Trail-and-error method can be used to find the proper number of hidden neurons.

In the same way, you may select proper set of inputs for the neural network. Some inputs may not strong related to the output.

Usually we expect to have similar performance on training, validation and testing data. otherwise, we could say the neural network over-fitting problem, if the performance on training data is much better than that on test data. Neural network tool has set the validation data set to   reduce the over-fitting problem.

As Amanda said, you can use ten-folder cross validation to assess the performance of a neural network.

Of course, it would be better if you can develop a system to train a neural network, regarding all aspects above.

I'd add one more remark to the answers above:

Keep in mind, that number of hidden neurons (Or more precisely, number of adjustable network parameters - weights) should depend on number of samples used for training.

It might not be a good idea to "initially" train the network on 800 samples only - especially, if you have access to a full database.

A "rule of thumb" is that you need approximately 10 data samples for each weight - to be realatively sure, that your network will not be prone to over-fitting. In your example You have 17 inputs, which for 800 training samples limits the number of hidden neurons to ~ 5 (provided that one hidden layer will be used). In my opinion it won't be enough.

If you are convinced, that all 17 inputs are necessary, I'd start with at least ten times larger dataset and proceed from there.

Another important factor is random initialization of weights: Two identical NNs trained on similar data may render suprisingly different results - especially if training dataset is limited. Did you perform testing once or e.g. 100 times and obtained statistical results?

With regards,

Ziemowit Dworakowski

Thank you all for the feedback, thoughts and tips!

I appreciate your take Marko, but looking through the links, it seems like it might be too much to take on this late in the project. I think I will follow Amanda and Hongmei's proposal, and I'm now finalising the code to run it on the large data set.

Follow ups on the questions,

• In my case, do you see a need for a second hidden layer, or is one layer enough?
• Right now I'm running iterations to find a suitable architecture. BR takes much longer but seems to do better than LM. Do you think it's safe to say that I should stick to BR and save some computing time? On the other hand, it might be beneficial to my study to show results for that as well..

Good addition Ziemowit, the 800 was merely to get the coding started and getting to know the process without using too much time on the runs.

The graphs I attached in the original post were just single runs, before I had constructed the loop. So what I intend to do next: Let the model run with increasing number of hidden neurons, from 1 to 20, with 10 runs on each layer size. Save the data from each run into an array and select the number of neurons that gives the best results both in results, and difference between train and test. I think i will weigh the train-test ratio higher. Does this seem reasonable? 

I'm not yet convinced I need all the inputs, I'm going to think it through once more and make sure the parameters chosen aren't directly affected by errors I aim to identify, since that would make the model see a "normal" behaviour.

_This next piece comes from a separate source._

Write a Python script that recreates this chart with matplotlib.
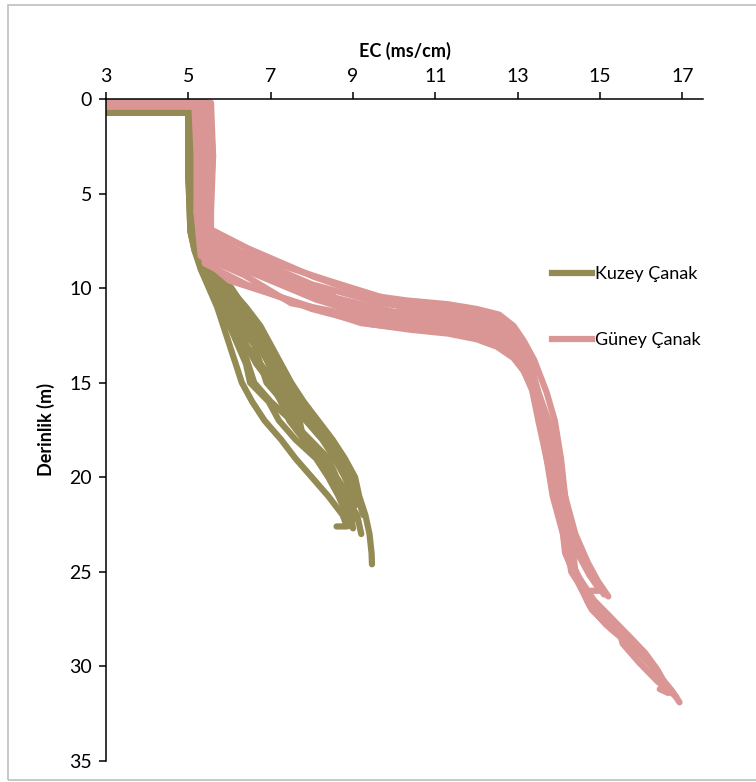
import matplotlib
matplotlib.use('Agg')
import matplotlib.pyplot as plt
from matplotlib.lines import Line2D
from matplotlib.patches import Rectangle

plt.rcParams['font.family'] = ['Lato', 'DejaVu Sans']

# Kuzey Çanak profilleri (derinlik m, EC ms/cm)
kuzey_derinlik = [
    [0.7, 0.7, 4, 7, 8, 9, 10, 11, 12, 13, 14, 15, 16, 17, 18, 19, 20, 21, 22, 22.6, 22.6],
    [0.7, 0.7, 4, 7, 8, 9, 10, 11, 12, 13, 14, 15, 16, 17, 18, 19, 20, 21, 22, 23, 24, 24.6],
    [0.7, 0.7, 4, 7, 8, 9, 10, 11, 12, 13, 14, 15, 16, 17, 18, 19, 20, 21, 22, 22.7],
    [0.7, 0.7, 4, 7, 8, 9, 10, 11, 12, 13, 14, 15, 16, 17, 18, 19, 20, 21, 22, 22.6],
    [0.7, 0.7, 4, 7, 8, 9, 10, 11, 12, 13, 14, 15, 16, 17, 18, 19, 20, 21, 21.5],
    [0.7, 0.7, 4, 7, 8, 9, 10, 11, 12, 13, 14, 15, 16, 17, 18, 19, 20, 21, 22, 22.2],
    [0.7, 0.7, 4, 7, 8, 9, 10, 11, 12, 13, 14, 15, 16, 17, 18, 19, 20, 21, 22, 23],
    [0.7, 0.7, 4, 7, 8, 9, 10, 11, 12, 13, 14, 15, 16, 17, 18, 19, 20, 21],
    [0.7, 0.7, 4, 7, 8, 9, 10, 11, 12, 13, 14, 15, 16, 17, 18, 19, 20, 21, 22, 22.5],
    [0.7, 0.7, 4, 7, 8, 9, 10, 11, 12, 13, 14, 15, 16, 17, 18, 19, 20, 21, 22],
]
kuzey_ec = [
    [3, 5.0, 5.0, 5.05, 5.15, 5.3, 5.5, 5.7, 5.85, 6.0, 6.15, 6.3, 6.55, 6.85, 7.25, 7.6, 8.0, 8.4, 8.75, 8.85, 8.6],
    [3, 5.05, 5.1, 5.15, 5.3, 5.6, 6.0, 6.4, 6.75, 7.0, 7.25, 7.5, 7.8, 8.15, 8.5, 8.8, 9.05, 9.15, 9.3, 9.4, 9.45, 9.46],
    [3, 5.0, 5.05, 5.1, 5.2, 5.4, 5.7, 5.95, 6.3, 6.4, 6.75, 6.9, 7.3, 7.5, 7.95, 8.4, 8.6, 8.9, 8.95, 9.0],
    [3, 5.0, 5.0, 5.1, 5.2, 5.35, 5.55, 5.75, 6.0, 6.3, 6.45, 6.6, 7.0, 7.5, 7.85, 8.3, 8.5, 8.75, 8.95, 8.95],
    [3, 5.05, 5.1, 5.1, 5.25, 5.5, 5.85, 6.2, 6.5, 6.75, 6.95, 7.15, 7.45, 7.85, 8.25, 8.55, 8.8, 9.0, 9.05],
    [3, 5.0, 5.05, 5.1, 5.25, 5.45, 5.75, 6.1, 6.25, 6.6, 6.75, 7.1, 7.25, 7.7, 7.8, 8.3, 8.45, 8.9, 9.0, 9.05],
    [3, 5.0, 5.0, 5.05, 5.15, 5.35, 5.6, 5.9, 6.15, 6.4, 6.65, 7.0, 7.25, 7.45, 7.8, 8.15, 8.45, 8.8, 9.1, 9.2],
    [3, 5.0, 5.05, 5.15, 5.3, 5.5, 5.8, 6.1, 6.4, 6.7, 6.95, 7.2, 7.55, 7.95, 8.35, 8.65, 8.9, 9.1],
    [3, 5.0, 5.0, 5.1, 5.2, 5.35, 5.55, 5.8, 6.0, 6.2, 6.4, 6.5, 6.95, 7.2, 7.6, 8.1, 8.4, 8.65, 8.85, 8.9],
    [3, 5.05, 5.1, 5.15, 5.35, 5.65, 6.05, 6.35, 6.65, 6.9, 7.1, 7.35, 7.65, 8.0, 8.4, 8.7, 8.95, 9.1, 9.25],
]

# Güney Çanak profilleri
guney_derinlik = [
    [0.2, 0.2, 3, 6, 6.9, 7.9, 9.4, 10.35, 10.65, 10.85, 11.1, 11.4, 12.0, 12.8, 13.8, 15.5, 17, 19, 21, 23, 24.5, 25.5, 26.3],
    [0.3, 0.3, 3, 6, 7.1, 8.1, 9.6, 10.55, 10.85, 11.05, 11.3, 11.6, 12.2, 13.0, 14.0, 15.5, 17, 19, 21, 23, 24.5, 25.5, 26.0, 26.0],
    [0.4, 0.4, 3, 6, 7.3, 8.3, 9.8, 10.75, 11.05, 11.25, 11.5, 11.8, 12.4, 13.2, 14.2, 15.5, 17, 19, 21, 23, 25, 26, 27, 28, 28.8, 29.5, 30.5, 31.3, 31.9],
    [0.2, 0.2, 3, 6, 7.5, 8.5, 10.0, 10.95, 11.25, 11.45, 11.7, 12.0, 12.6, 13.4, 14.4, 15.5, 17, 19, 21, 23, 25, 26.5, 27.5, 28.5, 29.3, 30.2, 31.0, 31.4, 31.2],
    [0.3, 0.3, 3, 6, 7.7, 8.7, 10.2, 11.15, 11.45, 11.65, 11.9, 12.2, 12.8, 13.6, 14.6, 16, 18, 20, 22, 24, 25.5, 27, 28, 29, 30, 30.8],
    [0.3, 0.3, 3, 6, 7.9, 8.9, 10.4, 11.35, 11.65, 11.85, 12.1, 12.4, 13.0, 13.8, 14.8, 16, 18, 20, 22, 24, 25.5, 26.6, 27.4, 28.3, 29.2, 30, 30.6],
    [0.2, 0.2, 3, 6, 8.1, 9.1, 10.6, 11.5, 11.8, 12.0, 12.3, 12.6, 13.2, 14.0, 15.0, 16.5, 18, 20, 22, 24, 25.8, 27, 28, 29, 30, 31],
    [0.4, 0.4, 3, 6, 8.3, 9.3, 10.8, 11.7, 12.0, 12.2, 12.5, 12.8, 13.4, 14.2, 15.2, 16.5, 18, 20, 22, 24, 25.2, 26.2],
    [0.3, 0.3, 3, 6, 8.5, 9.6, 11.0, 11.85, 12.15, 12.35, 12.65, 13.0, 13.55, 14.3, 15.3, 17, 19, 21, 23, 25, 26.5, 27.3, 28, 28.8, 29.8, 30.8, 31.6],
    [0.2, 0.2, 3, 6, 8.7, 9.8, 11.1, 11.9, 12.2, 12.4, 12.7, 13.1, 13.7, 14.4, 15.4, 17, 19, 21, 23, 24.5, 25.8, 26.8, 27.8, 28.6, 29.4],
]
guney_ec = [
    [3, 5.55, 5.6, 5.55, 5.55, 6.45, 8.05, 9.3, 10.3, 11.3, 12.0, 12.55, 12.9, 13.15, 13.4, 13.7, 13.9, 14.05, 14.15, 14.4, 14.7, 14.95, 15.2],
    [3, 5.35, 5.45, 5.4, 5.45, 6.3, 8.4, 9.8, 10.4, 11.2, 11.9, 12.45, 12.8, 13.05, 13.3, 13.5, 13.7, 13.85, 14.0, 14.3, 14.6, 14.85, 15.0, 14.75],
    [3, 5.2, 5.25, 5.2, 5.3, 6.4, 8.0, 9.6, 10.4, 11.0, 12.05, 12.55, 12.95, 13.2, 13.35, 13.45, 13.55, 13.7, 13.95, 14.15, 14.3, 14.6, 14.95, 15.35, 15.8, 16.1, 16.45, 16.75, 16.93],
    [3, 5.45, 5.5, 5.45, 5.5, 6.5, 7.6, 9.4, 10.0, 11.25, 11.95, 12.5, 12.9, 13.15, 13.35, 13.5, 13.75, 14.0, 14.15, 14.3, 14.4, 14.85, 15.3, 15.75, 16.1, 16.4, 16.6, 16.65, 16.45],
    [3, 5.3, 5.35, 5.35, 5.4, 6.35, 7.95, 9.25, 10.25, 11.3, 12.0, 12.5, 12.85, 13.1, 13.3, 13.5, 13.75, 13.9, 14.05, 14.15, 14.45, 14.8, 15.25, 15.8, 16.25, 16.5],
    [3, 5.25, 5.3, 5.3, 5.35, 6.9, 8.5, 9.1, 10.3, 11.25, 11.95, 12.45, 12.9, 13.2, 13.4, 13.55, 13.8, 13.95, 14.1, 14.2, 14.5, 14.7, 15.05, 15.5, 16.0, 16.3, 16.45],
    [3, 5.5, 5.6, 5.5, 5.45, 6.45, 8.1, 9.45, 10.4, 11.3, 12.0, 12.5, 12.85, 13.1, 13.35, 13.55, 13.7, 13.9, 14.05, 14.2, 14.6, 14.9, 15.35, 15.85, 16.3, 16.6],
    [3, 5.15, 5.2, 5.2, 5.3, 6.35, 7.5, 9.7, 10.8, 11.3, 11.95, 12.45, 12.85, 13.1, 13.35, 13.5, 13.65, 13.85, 14.05, 14.45, 14.75, 15.1],
    [3, 5.4, 5.45, 5.4, 5.4, 6.0, 8.0, 9.2, 10.4, 11.6, 12.0, 12.45, 12.9, 13.15, 13.4, 13.65, 13.9, 14.05, 14.2, 14.35, 14.8, 15.2, 15.45, 15.55, 15.95, 16.4, 16.85],
    [3, 5.3, 5.35, 5.3, 5.4, 6.4, 8.0, 9.4, 10.4, 11.3, 12.0, 12.5, 12.9, 13.15, 13.35, 13.5, 13.7, 13.85, 14.1, 14.25, 14.55, 14.75, 15.15, 15.65, 16.1],
]

seri_adlari = ['Kuzey Çanak', 'Güney Çanak']
renk_kuzey = '#948A54'
renk_guney = '#D99694'

fig = plt.figure(figsize=(7.56, 7.82), dpi=100)
ax = fig.add_axes([106 / 756, 1 - 761 / 782, 597 / 756, 662 / 782])

for d, e in zip(kuzey_derinlik, kuzey_ec):
    ax.plot(e, d, color=renk_kuzey, lw=4.5, solid_capstyle='round', solid_joinstyle='round')
for d, e in zip(guney_derinlik, guney_ec):
    ax.plot(e, d, color=renk_guney, lw=4.5, solid_capstyle='round', solid_joinstyle='round')

ax.set_xlim(3, 17.5)
ax.set_ylim(35, 0)
ax.set_xticks(range(3, 18, 2))
ax.set_yticks(range(0, 36, 5))
ax.xaxis.tick_top()
ax.xaxis.set_label_position('top')
for s in ['bottom', 'right']:
    ax.spines[s].set_visible(False)
for s in ['top', 'left']:
    ax.spines[s].set_linewidth(1.1)
ax.tick_params(axis='both', direction='out', length=5, width=1.1, labelsize=14, pad=5)
ax.set_xlabel('EC (ms/cm)', fontsize=13, fontweight='bold', labelpad=8)
ax.set_ylabel('Derinlik (m)', fontsize=13, fontweight='bold', labelpad=10)

tutamaclar = [Line2D([0], [0], color=renk_kuzey, lw=4.5),
              Line2D([0], [0], color=renk_guney, lw=4.5)]
ax.legend(tutamaclar, seri_adlari, loc='upper left', frameon=False,
          bbox_to_anchor=(536 / 756, 1 - 250 / 782), bbox_transform=fig.transFigure,
          fontsize=13, handlelength=2.2, handletextpad=0.15, labelspacing=2.75)

# grafik çerçevesi
fig.patches.append(Rectangle((8 / 756, 2 / 782), 1.2, 775 / 782, transform=fig.transFigure,
                             fill=False, edgecolor='#BFBFBF', lw=1.2))

fig.savefig('out.png', dpi=100)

I've been looking through alot of answers from Greg Heath over at the mathworks forum, he seems to be somewhat a  guru on the matter. I've set the rng (random number generator) to default now, and got the same results from two different runs. That doesn't seem right to me, so I'll have to read through that post again. (I think it's just to reproduce the best net found) edit: I saved the current rng per iteration into an array to be able to reproduce the current net.